Successful faculty meetings contribute to the momentum of the continuous improvement of teaching, learning, and relationships within the school community.
They add value by deepening understanding, spreading effective practices, and building relationships.
On the other hand, poorly planned and facilitated meetings deplete energy and can bring innovation to a standstill.
In my experience, successful meetings have four essential ingredients:
1. Celebration of one another and of accomplishments within the school community. While it is certainly appropriate to note student accomplishments, it’s also important to draw attention to the accomplishments and strengths of the adult members of the school community. To that end faculty meetings can routinely begin with a few minutes of recognition and celebration. Such rituals can deepen relationships and energize the school community.
2. Professional learning focused on the school’s most important goals. The kind of professional learning I have in mind would occur as staff members analyzed various types of evidence regarding student learning, explored professional literature, and shared effective practices.
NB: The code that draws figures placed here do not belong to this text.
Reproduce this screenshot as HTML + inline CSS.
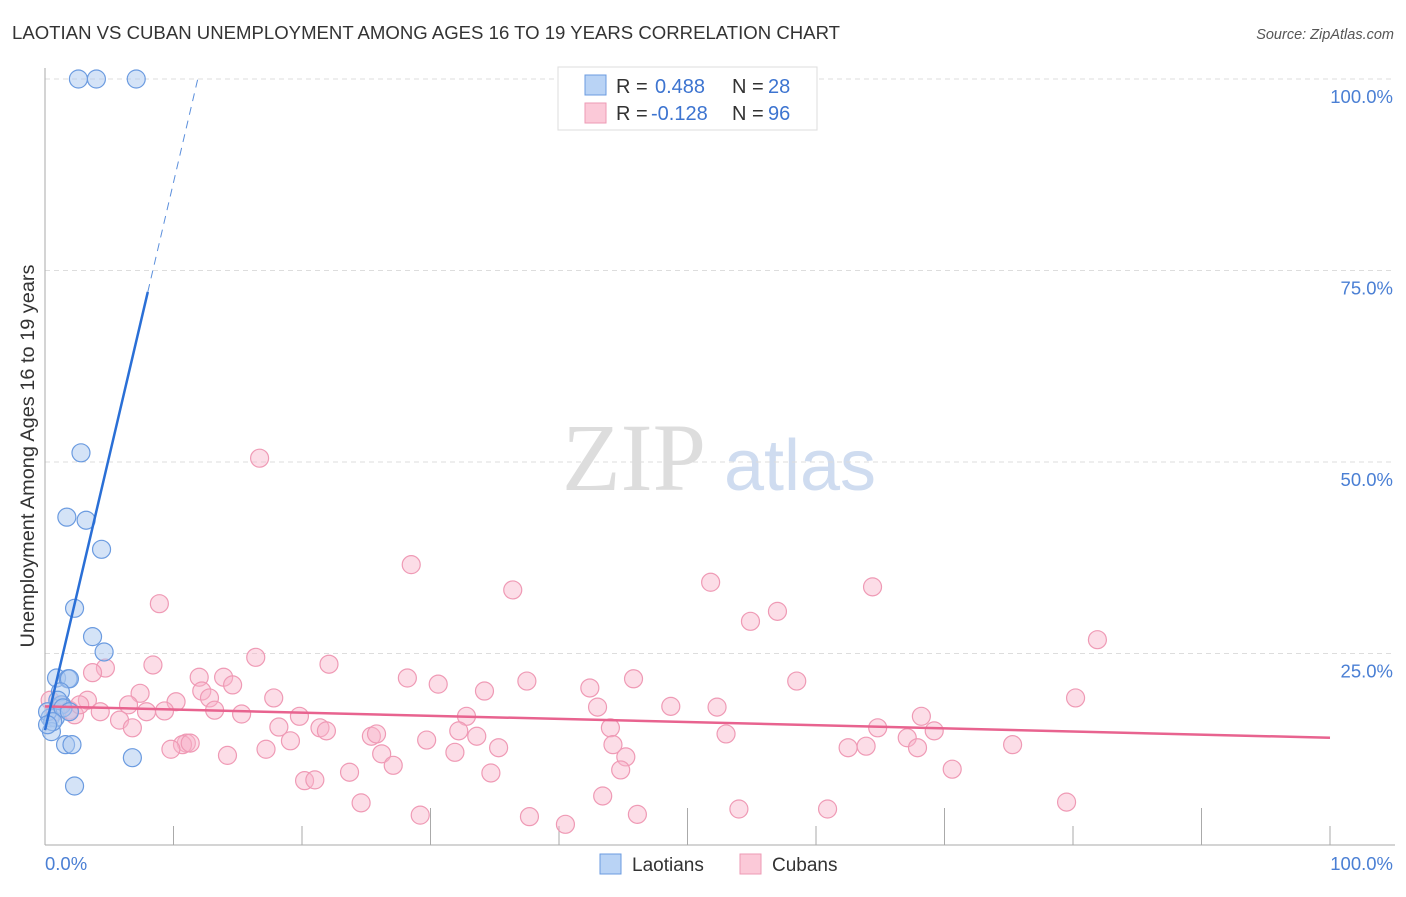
<!DOCTYPE html>
<html><head><meta charset="utf-8"><style>
body{margin:0;background:#fff;font-family:"Liberation Sans",sans-serif;}
</style></head><body>
<svg width="1406" height="892" xmlns="http://www.w3.org/2000/svg" id="chart">
<text x="12" y="39" font-size="18" fill="#333" textLength="828" lengthAdjust="spacingAndGlyphs">LAOTIAN VS CUBAN UNEMPLOYMENT AMONG AGES 16 TO 19 YEARS CORRELATION CHART</text>
<text x="1394" y="39" font-size="14.5" fill="#555" font-style="italic" text-anchor="end">Source: ZipAtlas.com</text>
<g>
<text x="634" y="490" font-size="96" fill="#ddd" font-family="Liberation Serif,serif" text-anchor="middle">ZIP</text>
<text x="800" y="490" font-size="72" fill="#cfdcf0" text-anchor="middle">atlas</text>
</g>
<g id="grid"></g>
<g id="axes"></g>
<g id="marks"></g>
<text transform="translate(34,456) rotate(-90)" font-size="19" fill="#333" text-anchor="middle" textLength="383" lengthAdjust="spacingAndGlyphs">Unemployment Among Ages 16 to 19 years</text>
<text x="45" y="870" font-size="18.5" fill="#4a7fd4">0.0%</text>
<text x="1393" y="870" font-size="18.5" fill="#4a7fd4" text-anchor="end">100.0%</text>
<g>
<rect x="558" y="67" width="259" height="63" fill="#fff" stroke="#ddd"/>
<rect x="585" y="75" width="21" height="20" fill="#b9d3f5" stroke="#6b9be0"/>
<rect x="585" y="103" width="21" height="20" fill="#fbc9d8" stroke="#ee9ab4"/>
<text x="616" y="93" font-size="20" fill="#333">R = </text><text x="655" y="93" font-size="20" fill="#3d74d0">0.488</text>
<text x="732" y="93" font-size="20" fill="#333">N = </text><text x="768" y="93" font-size="20" fill="#3d74d0">28</text>
<text x="616" y="120" font-size="20" fill="#333">R = </text><text x="651" y="120" font-size="20" fill="#3d74d0">-0.128</text>
<text x="732" y="120" font-size="20" fill="#333">N = </text><text x="768" y="120" font-size="20" fill="#3d74d0">96</text>
</g>
<g>
<rect x="600" y="854" width="21" height="20" fill="#b9d3f5" stroke="#6b9be0"/>
<text x="632" y="871" font-size="19" fill="#333">Laotians</text>
<rect x="740" y="854" width="21" height="20" fill="#fbc9d8" stroke="#ee9ab4"/>
<text x="772" y="871" font-size="19" fill="#333">Cubans</text>
</g>
</svg>
<script>
const yTicks=[25,50,75,100];
const yTickLabels=["25.0%","50.0%","75.0%","100.0%"];
const xTicks=[10,20,30,40,50,60,70,80,90,100];
const laoX=[2.6,4.0,7.1,2.8,1.7,3.2,4.4,2.3,3.7,4.6,0.9,1.8,1.9,1.2,1.3,0.4,0.8,0.5,1.6,2.1,2.3,6.8,0.2,1.0,1.4,0.6,0.2,1.9];
const laoY=[100,100,100,51.2,42.8,42.4,38.6,30.9,27.2,25.2,21.8,21.7,21.7,20.0,18.3,16.6,16.6,14.8,13.1,13.1,7.7,11.4,17.4,18.9,17.9,16.1,15.7,17.4];
const cubX=[16.7,28.5,36.4,51.8,64.4,8.9,57.0,54.9,81.9,16.4,8.4,22.1,4.7,3.7,12.0,13.9,14.6,28.2,30.6,37.5,45.8,58.5,42.4,34.2,12.2,7.4,3.3,10.2,12.8,17.8,80.2,43.0,48.7,52.3,13.2,9.3,6.5,4.3,7.9,15.3,19.8,32.8,68.2,5.8,18.2,21.4,21.9,44.0,64.8,69.2,32.2,6.8,25.4,25.8,19.1,29.7,33.6,53.0,67.1,11.0,10.7,11.3,44.2,17.2,35.3,31.9,62.5,63.9,67.9,75.3,9.8,14.2,26.2,27.1,45.2,23.7,34.7,44.8,70.6,20.2,21.0,43.4,24.6,79.5,54.0,60.9,29.2,37.7,46.1,40.5,1.2,1.9,2.3,0.4,0.8,2.7];
const cubY=[50.5,36.6,33.3,34.3,33.7,31.5,30.5,29.2,26.8,24.5,23.5,23.6,23.1,22.5,21.9,21.9,20.9,21.8,21.0,21.4,21.7,21.4,20.5,20.1,20.1,19.8,18.9,18.7,19.2,19.2,19.2,18.0,18.1,18.0,17.6,17.5,18.3,17.4,17.4,17.1,16.8,16.8,16.8,16.3,15.4,15.3,14.9,15.3,15.3,14.9,14.9,15.3,14.2,14.5,13.6,13.7,14.2,14.5,14.0,13.3,13.1,13.3,13.1,12.5,12.7,12.1,12.7,12.9,12.7,13.1,12.5,11.7,11.9,10.4,11.5,9.5,9.4,9.8,9.9,8.4,8.5,6.4,5.5,5.6,4.7,4.7,3.9,3.7,4.0,2.7,18.3,17.6,17.0,18.9,17.4,18.3];
const laoFit=[15.0,7.15]; // intercept, slope
const cubFit=[18.1,-0.041];
const X0=45,X1=1330,Y0=845,Y1=79;
const sx=v=>X0+(X1-X0)*v/100, sy=v=>Y0-(Y0-Y1)*v/100;
const NS="http://www.w3.org/2000/svg";
function mk(tag,attrs,parent){const e=document.createElementNS(NS,tag);for(const k in attrs)e.setAttribute(k,attrs[k]);document.getElementById(parent).appendChild(e);return e;}
yTicks.forEach((t,i)=>{
 const g=mk('line',{x1:X0,x2:1395,y1:sy(t),y2:sy(t),stroke:'#ddd','stroke-dasharray':'5,4'},'grid');
 
 
 const l=mk('text',{x:1393,y:sy(t)+24,'font-size':18.5,fill:'#4a7fd4','text-anchor':'end'},'grid');
 l.textContent=yTickLabels[i];
 
 
});
const ya=mk('line',{x1:X0,x2:X0,y1:68,y2:Y0,stroke:'#aaa'},'axes');


const xa=mk('line',{x1:X0,x2:1395,y1:Y0,y2:Y0,stroke:'#aaa'},'axes');


xTicks.forEach((t,i)=>{
 const long=(i%2===0&&i>0);
 const tk=mk('line',{x1:sx(t),x2:sx(t),y1:long?808:826,y2:Y0,stroke:'#aaa'},'axes');
 
 
});
cubX.forEach((x,i)=>{
 const c=mk('circle',{cx:sx(x),cy:sy(cubY[i]),r:9,fill:'rgba(248,180,202,0.45)',stroke:'#ef9ab5','stroke-width':1.2},'marks');
 
 
});
laoX.forEach((x,i)=>{
 const c=mk('circle',{cx:sx(x),cy:sy(laoY[i]),r:9,fill:'rgba(170,200,240,0.5)',stroke:'#6b9be0','stroke-width':1.2},'marks');
 
 
});
const cl=mk('line',{x1:sx(0),y1:sy(cubFit[0]),x2:sx(100),y2:sy(cubFit[0]+cubFit[1]*100),stroke:'#e8638f','stroke-width':2.5},'marks');


const xs=8, xe=(100-laoFit[0])/laoFit[1];
const ll=mk('line',{x1:sx(0),y1:sy(laoFit[0]),x2:sx(xs),y2:sy(laoFit[0]+laoFit[1]*xs),stroke:'#2a6fd6','stroke-width':2.5},'marks');


const ld=mk('line',{x1:sx(xs),y1:sy(laoFit[0]+laoFit[1]*xs),x2:sx(xe),y2:sy(100),stroke:'#5b8fdc','stroke-width':1,'stroke-dasharray':'8,6'},'marks');


</script>
</body></html>
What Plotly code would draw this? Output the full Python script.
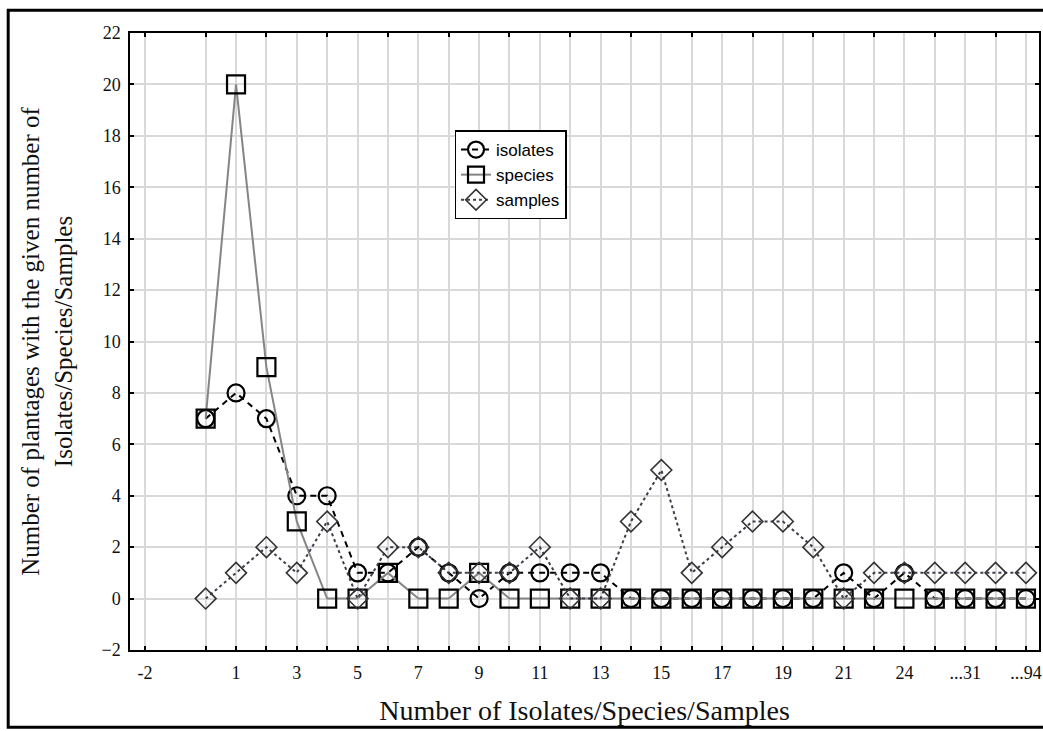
import plotly.graph_objects as go

# positions along the x axis (category index)
positions = list(range(28))
isolates = [7, 8, 7, 4, 4, 1, 1, 2, 1, 0, 1, 1, 1, 1, 0, 0, 0, 0, 0, 0, 0, 1, 0, 1, 0, 0, 0, 0]
species = [7, 20, 9, 3, 0, 0, 1, 0, 0, 1, 0, 0, 0, 0, 0, 0, 0, 0, 0, 0, 0, 0, 0, 0, 0, 0, 0, 0]
samples = [0, 1, 2, 1, 3, 0, 2, 2, 1, 1, 1, 2, 0, 0, 3, 5, 1, 2, 3, 3, 2, 0, 1, 1, 1, 1, 1, 1]

tick_vals = [-2] + list(range(28))
tick_text = ["-2", "", "1", "", "3", "", "5", "", "7", "", "9", "", "11", "", "13", "",
             "15", "", "17", "", "19", "", "21", "", "24", "", "...31", "", "...94"]
y_ticks = list(range(-2, 23, 2))

serif = "Liberation Serif, Times New Roman, serif"
sans = "Liberation Sans, Arial, sans-serif"

fig = go.Figure()
fig.add_trace(go.Scatter(
    x=positions, y=isolates, name="isolates", mode="lines+markers",
    line=dict(color="black", width=2, dash="6px,5px"),
    marker=dict(symbol="circle-open", size=17, color="black", line=dict(width=2.2)),
))
fig.add_trace(go.Scatter(
    x=positions, y=species, name="species", mode="lines+markers",
    line=dict(color="#858585", width=2),
    marker=dict(symbol="square-open", size=18, color="black", line=dict(width=2.2)),
))
fig.add_trace(go.Scatter(
    x=positions, y=samples, name="samples", mode="lines+markers",
    line=dict(color="#3c3f4a", width=2, dash="dot"),
    marker=dict(symbol="diamond-open", size=16, color="#333333", line=dict(width=1.6)),
))
# top axis ticks (even positions)
fig.add_trace(go.Scatter(x=[None], y=[None], xaxis="x2", showlegend=False, hoverinfo="skip"))

fig.update_layout(
    width=1043, height=731,
    margin=dict(l=130, r=2, t=33, b=81),
    paper_bgcolor="white", plot_bgcolor="white",
    showlegend=True,
    legend=dict(x=0.357, y=0.842, xanchor="left", yanchor="top",
                bgcolor="white", bordercolor="black", borderwidth=1.5,
                font=dict(family=sans, size=17, color="black"),
                tracegroupgap=0, itemwidth=30),
    xaxis=dict(range=[-2.49, 27.43], tickmode="array", tickvals=tick_vals, ticktext=tick_text,
               showgrid=True, gridcolor="#d9d9d9", gridwidth=1.5, zeroline=False,
               showline=True, linecolor="black", linewidth=1.5, mirror=True,
               ticks="inside", ticklen=4, tickcolor="black", tickwidth=1.5,
               ticklabelstandoff=6,
               tickfont=dict(family=serif, size=18, color="#111"),
               title=dict(text="Number of Isolates/Species/Samples",
                          font=dict(family=serif, size=28, color="#111"), standoff=18)),
    xaxis2=dict(overlaying="x", side="top", range=[-2.49, 27.43], tickmode="array",
                tickvals=[-2] + list(range(0, 28, 2)), showticklabels=False,
                showgrid=False, zeroline=False, ticks="inside", ticklen=4,
                tickcolor="black", tickwidth=1.5),
    yaxis=dict(range=[-2, 22], tickmode="array", tickvals=y_ticks,
               showgrid=True, gridcolor="#d9d9d9", gridwidth=1.5, zeroline=False,
               showline=True, linecolor="black", linewidth=1.5, mirror="ticks",
               ticks="inside", ticklen=4, tickcolor="black", tickwidth=1.5,
               ticklabelstandoff=4,
               tickfont=dict(family=serif, size=18, color="#111"),
               title=dict(text="Number of plantages with the given number of<br>Isolates/Species/Samples",
                          font=dict(family=serif, size=25, color="#111"), standoff=22)),
    shapes=[dict(type="rect", xref="paper", yref="paper",
                 x0=-0.134, x1=1.02, y0=-0.125, y1=1.037,
                 line=dict(color="black", width=3), fillcolor="rgba(0,0,0,0)", layer="above")],
)

fig.write_html("out.html", config={"displayModeBar": False},
               post_script="document.body.style.margin='0';document.body.style.overflow='hidden';")
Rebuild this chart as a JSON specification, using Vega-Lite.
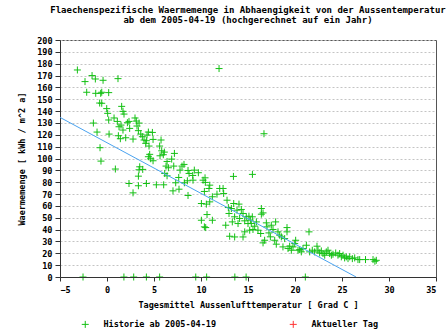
{
  "$schema": "https://vega.github.io/schema/vega-lite/v6.json",
  "width": 376,
  "height": 237,
  "autosize": {"type": "none"},
  "padding": {"left": 60, "top": 40, "right": 12, "bottom": 54},
  "background": "white",
  "title": {
    "text": ["Flaechenspezifische Waermemenge in Abhaengigkeit von der Aussentemperatur", "ab dem 2005-04-19 (hochgerechnet auf ein Jahr)"],
    "font": "DejaVu Sans Mono", "fontSize": 9, "fontWeight": "bold", "lineHeight": 10,
    "anchor": "middle", "offset": 11, "color": "black"
  },
  "config": {
    "view": {"stroke": "#555", "strokeWidth": 1},
    "axis": {
      "labelFont": "DejaVu Sans Mono", "labelFontSize": 8.5, "labelFontWeight": "bold", "labelColor": "black",
      "titleFont": "DejaVu Sans Mono", "titleFontSize": 8.5, "titleFontWeight": "bold", "titleColor": "black",
      "domainColor": "#333", "tickColor": "#333", "labelOverlap": false
    }
  },
  "layer": [
    {
      "data": {"values": [
        {"x":-3.15,"y":174.7},{"x":-1.59,"y":170.0},{"x":-1.24,"y":167.1},{"x":-0.42,"y":166.0},{"x":1.17,"y":167.4},
        {"x":-2.34,"y":164.9},{"x":-2.16,"y":155.9},{"x":-1.20,"y":155.0},{"x":-0.67,"y":155.0},{"x":-0.56,"y":155.9},
        {"x":0.18,"y":155.6},{"x":-0.78,"y":146.8},{"x":-0.56,"y":146.6},{"x":-0.03,"y":142.1},{"x":0.07,"y":138.1},
        {"x":1.56,"y":144.0},{"x":1.70,"y":139.8},{"x":1.81,"y":137.5},{"x":-1.45,"y":129.9},{"x":-1.06,"y":122.3},
        {"x":-0.74,"y":109.1},{"x":-0.64,"y":97.8},{"x":0.89,"y":91.1},{"x":0.22,"y":120.6},{"x":0.18,"y":132.5},
        {"x":0.75,"y":134.2},{"x":1.10,"y":131.3},{"x":1.28,"y":126.8},{"x":1.49,"y":128.2},{"x":1.70,"y":124.0},
        {"x":2.17,"y":130.2},{"x":2.34,"y":131.3},{"x":2.41,"y":125.4},{"x":1.21,"y":119.2},{"x":1.42,"y":116.7},
        {"x":1.99,"y":117.5},{"x":2.77,"y":116.4},{"x":2.98,"y":134.2},{"x":3.12,"y":131.6},{"x":3.19,"y":127.4},
        {"x":3.34,"y":123.5},{"x":3.41,"y":129.9},{"x":3.59,"y":120.6},{"x":3.76,"y":118.4},{"x":3.94,"y":115.6},
        {"x":4.12,"y":112.8},{"x":4.26,"y":119.8},{"x":4.40,"y":122.3},{"x":4.19,"y":115.0},{"x":4.47,"y":110.5},
        {"x":4.83,"y":122.0},{"x":4.90,"y":116.1},{"x":4.54,"y":103.5},{"x":4.40,"y":101.5},{"x":4.65,"y":99.8},
        {"x":4.90,"y":98.1},{"x":5.60,"y":110.5},{"x":5.75,"y":115.6},{"x":5.82,"y":106.5},{"x":5.99,"y":103.2},
        {"x":6.10,"y":105.4},{"x":6.39,"y":97.5},{"x":5.64,"y":102.3},{"x":6.28,"y":93.6},{"x":7.17,"y":104.3},
        {"x":6.88,"y":99.5},{"x":7.10,"y":93.6},{"x":6.53,"y":92.2},{"x":3.48,"y":93.0},{"x":3.41,"y":90.5},
        {"x":3.80,"y":90.8},{"x":3.34,"y":85.1},{"x":7.98,"y":93.6},{"x":8.19,"y":95.0},{"x":7.77,"y":90.2},
        {"x":8.62,"y":89.9},{"x":9.29,"y":90.2},{"x":9.12,"y":85.7},{"x":8.73,"y":87.4},{"x":9.72,"y":88.0},
        {"x":10.43,"y":83.7},{"x":13.45,"y":84.9},{"x":11.92,"y":175.9},{"x":6.14,"y":87.4},{"x":6.39,"y":85.4},
        {"x":7.63,"y":84.0},{"x":15.47,"y":86.6},{"x":16.7,"y":120.9},
        {"x":2.34,"y":78.9},{"x":3.34,"y":77.0},{"x":4.19,"y":78.9},{"x":2.77,"y":71.0},{"x":5.25,"y":77.8},
        {"x":6.03,"y":77.8},{"x":7.02,"y":72.7},{"x":7.31,"y":79.5},{"x":7.66,"y":74.1},{"x":8.23,"y":79.5},
        {"x":8.55,"y":81.2},{"x":8.62,"y":68.8},{"x":10.04,"y":62.0},{"x":10.36,"y":72.2},{"x":10.46,"y":79.8},
        {"x":10.57,"y":61.5},{"x":10.64,"y":52.7},{"x":10.85,"y":74.7},{"x":10.04,"y":47.9},{"x":10.36,"y":42.3},
        {"x":10.5,"y":41.7},{"x":11.21,"y":47.9},{"x":11.21,"y":67.7},{"x":11.7,"y":69.9},{"x":12.41,"y":70.5},
        {"x":12.91,"y":58.6},{"x":13.05,"y":34.4},{"x":10.93,"y":63.4},{"x":12.77,"y":64.8},{"x":11.99,"y":74.7},
        {"x":12.35,"y":74.7},{"x":9.15,"y":81.7},{"x":10.22,"y":81.7},{"x":10.93,"y":77.5},{"x":12.98,"y":53.6},
        {"x":12.63,"y":43.7},{"x":13.58,"y":33.8},{"x":14.47,"y":33.8},
        {"x":13.48,"y":62.0},{"x":14.04,"y":61.5},{"x":13.23,"y":57.8},{"x":13.83,"y":56.4},{"x":14.29,"y":57.0},
        {"x":14.47,"y":53.6},{"x":13.58,"y":50.8},{"x":14.11,"y":49.4},{"x":13.33,"y":46.5},{"x":13.94,"y":45.1},
        {"x":14.65,"y":47.4},{"x":14.82,"y":50.8},{"x":15.1,"y":51.3},{"x":15.25,"y":48.0},{"x":15.46,"y":50.8},
        {"x":15.0,"y":45.1},{"x":15.35,"y":45.1},{"x":15.71,"y":42.9},{"x":15.18,"y":39.5},{"x":14.65,"y":38.1},
        {"x":15.53,"y":40.1},{"x":15.89,"y":46.5},{"x":16.06,"y":39.5},{"x":16.42,"y":57.8},{"x":16.42,"y":53.0},
        {"x":16.6,"y":54.1},{"x":16.35,"y":36.7},{"x":16.6,"y":28.8},{"x":16.77,"y":31.0},{"x":16.95,"y":45.7},
        {"x":17.02,"y":42.3},{"x":17.23,"y":37.2},{"x":17.38,"y":33.9},{"x":17.48,"y":43.7},{"x":17.66,"y":40.1},
        {"x":17.84,"y":31.0},{"x":17.94,"y":46.5},{"x":18.01,"y":27.7},{"x":18.19,"y":38.1},{"x":18.37,"y":35.3},
        {"x":18.55,"y":33.9},{"x":18.72,"y":25.4},{"x":18.9,"y":32.4},{"x":19.15,"y":41.7},{"x":19.15,"y":38.1},
        {"x":19.26,"y":24.0},{"x":19.43,"y":26.0},{"x":19.61,"y":22.6},{"x":19.79,"y":25.4},{"x":19.97,"y":28.2},
        {"x":20.07,"y":31.0},{"x":20.32,"y":22.6},{"x":20.5,"y":23.1},{"x":20.67,"y":21.2},{"x":20.85,"y":24.0},
        {"x":21.21,"y":26.8},{"x":21.49,"y":38.1},{"x":21.56,"y":21.2},{"x":21.84,"y":22.6},{"x":22.09,"y":21.2},
        {"x":22.34,"y":26.0},{"x":22.45,"y":22.6},{"x":22.62,"y":20.3},{"x":22.8,"y":22.0},{"x":22.98,"y":19.8},
        {"x":23.16,"y":18.4},{"x":23.33,"y":21.2},{"x":23.51,"y":22.6},{"x":23.69,"y":19.8},{"x":23.87,"y":18.4},
        {"x":24.04,"y":19.2},{"x":24.33,"y":20.3},{"x":24.57,"y":18.4},{"x":24.75,"y":19.8},{"x":24.93,"y":17.0},
        {"x":25.11,"y":18.4},{"x":25.28,"y":16.1},{"x":25.46,"y":17.0},{"x":25.64,"y":15.5},{"x":25.82,"y":17.0},
        {"x":26.1,"y":15.5},{"x":26.35,"y":16.1},{"x":26.7,"y":14.7},{"x":26.88,"y":14.7},{"x":27.5,"y":14.7},
        {"x":28.3,"y":14.7},{"x":28.65,"y":14.1},{"x":28.5,"y":13.3},
        {"x":-2.55,"y":0},{"x":1.8,"y":0},{"x":2.84,"y":0},{"x":4.19,"y":0},{"x":5.6,"y":0},
        {"x":9.44,"y":0},{"x":10.6,"y":0},{"x":13.6,"y":0},{"x":14.8,"y":0},{"x":21.1,"y":0}
      ]},
      "mark": {"type": "point", "shape": "M-1,0L1,0M0,-1L0,1", "filled": false, "size": 49, "strokeWidth": 1, "opacity": 1},
      "encoding": {
        "x": {"field": "x", "type": "quantitative",
          "scale": {"domain": [-5, 35], "nice": false, "zero": false},
          "axis": {"values": [-5,0,5,10,15,20,25,30,35], "tickCount": 9, "grid": false, "title": "Tagesmittel Aussenlufttemperatur [ Grad C ]",
            "titlePadding": 7, "labelPadding": 4, "tickSize": 4, "zindex": 1}},
        "y": {"field": "y", "type": "quantitative",
          "scale": {"domain": [0, 200], "nice": false},
          "axis": {"values": [0,10,20,30,40,50,60,70,80,90,100,110,120,130,140,150,160,170,180,190,200], "tickCount": 21,
            "grid": true, "gridDash": [2, 2], "gridColor": "#c4c4c4", "title": "Waermemenge [ kWh / m^2 a]",
            "titlePadding": 10, "tickSize": 5, "labelPadding": 3}},
        "color": {"datum": "Historie ab 2005-04-19", "type": "nominal",
          "scale": {"domain": ["Historie ab 2005-04-19", "Aktueller Tag"], "range": ["#14c014", "#ff3333"]},
          "legend": {"orient": "none", "legendX": 21, "legendY": 280, "direction": "horizontal", "title": null,
            "symbolType": "M-1,0L1,0M0,-1L0,1", "symbolSize": 49, "symbolStrokeWidth": 1,
            "labelFont": "DejaVu Sans Mono", "labelFontSize": 8.5, "labelFontWeight": "bold", "labelColor": "black",
            "labelOffset": 14, "columnPadding": 70}}
      }
    },
    {
      "data": {"values": [{"x": -5, "y": 134.7}, {"x": 26.5, "y": 0}]},
      "mark": {"type": "line", "color": "#4aa3f0", "strokeWidth": 1},
      "encoding": {
        "x": {"field": "x", "type": "quantitative"},
        "y": {"field": "y", "type": "quantitative"}
      }
    }
  ]
}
It would seldom include what we think of as training or presentations.
3. Thoughtful deliberation regarding significant challenges and decisions that the school community faces. Because these conversations would be structured through the use of protocols or other small and large group activities, they would be focused and deep.
4. “Next action thinking.” Momentum would be maintained because meetings would always conclude with clarity about individual and collective responsibilities. As a result, there would be no confusion about who will do what, by when, and to what standard.
Administrivia, of course, would be eliminated or minimized. Administrative items would be distributed through email with clear explanations about what is expected from staff members.
Question: In your experience what are the ingredients of productive and energizing faculty meetings? What things have I missed?